Di sebuah media, kala itu, saya sempat mengingatkan lembaga BAZDA bahwa anda hanyalah kepanjangan tangan atas niat para wajib zakat. Anda diberi hak menyampaikan kepada yang berhak menerimanya sesuai tuntutan agama, dan tidak berhak menentukan klasifikasi objek penerima sekehendak anda. Ini dulu yang harus kita jaga.

Dalam perkembangannya, terlihat mulai semrawut pengelolaannya dana-dana umat yang begini ini, padahal kita sadar dan tahu hukumnya. Dan jauh sebelum ada model terpusat begini, para ASN sudah terbiasa mengelola selisih 2,5 persen pendapatannya dari gaji ini, dititipkan di bendahara dan diambil ketika memasuki awal Ramadan. Catatannya, meski nominalnya terbilang kecil dan motifnya lebih bersifat konsumtif tetapi relatif tidak ada masalah apa-apa. Saat ketika pengelolaan sudah terpusat, skala dananya makin besar dan pengelolaannya dengan pertimbangan manajemen dan tata kelola yang lebih baik, serta orientasinya yang lebih strategis, tidak sekadar bagi-bagi uang kontan, mulai muncul gejala yang tidak baik.

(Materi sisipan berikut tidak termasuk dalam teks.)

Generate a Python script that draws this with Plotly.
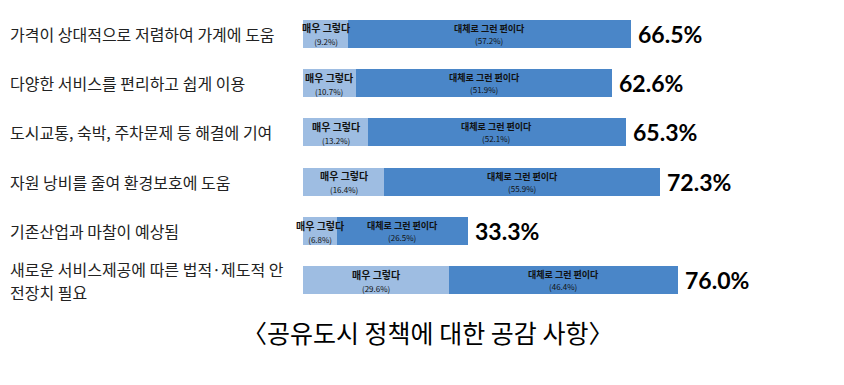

Apa pesannya dari gejala-gejala begini?sederhana saja bagi saya, makin membesar nominalnya dan makin lama disimpan atau di”kuasai”. Dipicu dua asbab ini, potensi penyalahgunaan hingga berbuntut menuai malu berjamaah tadi makin besar. Hingga di sini, saya mengingat kisah masjid bersaldo nol yang viral itu. Mungkinkah ini salah satu pertimbangannya, entahlah. Banyak yang sering mengingatkan bahwa uang itu “iblis”, mungkin itu juga maknanya.

Saya berseloroh ke teman-teman di kampus, coba mahasiswa di IAIN misalnya, bisa meneliti gejala ini untuk jadi tulisan ilmiah berbentuk skripsi, misalnya. Mungkin ada variabel-variabel yang “tak terduga” yang jadi motivasi orang cenderung “mengelabui” sumber daya umat begini. Entah karena statusnya yang dianggap bebas “penyelidikan” atau ada hal-hal lain.

Ada mentalitas yang buruk yang lama-lama jadi kebiasaan bahkan bernilai “hukum”, pengelola bisa sekehendaknya mengatur-atur sumber daya umat berbentuk ZIS ini. Di sebuah masjid, yang sering saya kritisi, mulai “terbuka”, menyisihkan sedikit ZIS yang terkumpul untuk memberi sekadar bantuan biaya sekolah bagi anak-anak di lingkungannya, meski terkesan “malu-malu” karena mungkin baru menyadarinya, atau “terpaksa”, dari menyimpan saldo kas yang nyaris ratusan juta itu jadi “dana tidur” bertahun-tahun.

Kita tak bisa lagi memelihara mentalitas yang suka menggerogoti sumber daya umat yang bikin malu seantero jagat ini karena telah viral menjadi berita media. Kebiasaan “memarkir” dana ZIS di rekening pengelola yang bertahun-tahun, tanpa ada kebiasaan dan pola manajemen yang produktif, juga saatnya dievaluasi dan di pikiran cara-cara yang kreatif.

Belajar dari pengelolaan ZIS ASN tadi, cenderung menjadi masalah ketika ada kebijakan untuk mengatur pengelolaannya secara terpusat. Bahkan jika ada celah hukum menjadikannya sebagai objek yang bisa diselidiki menurut hukum positif kita, semua lembaga pengelola sumber daya umat berbentuk dana ZIS misalnya, di semua level, bisa dipantau untuk jadi perhatian kita semua, seperti halnya di berita media tadi.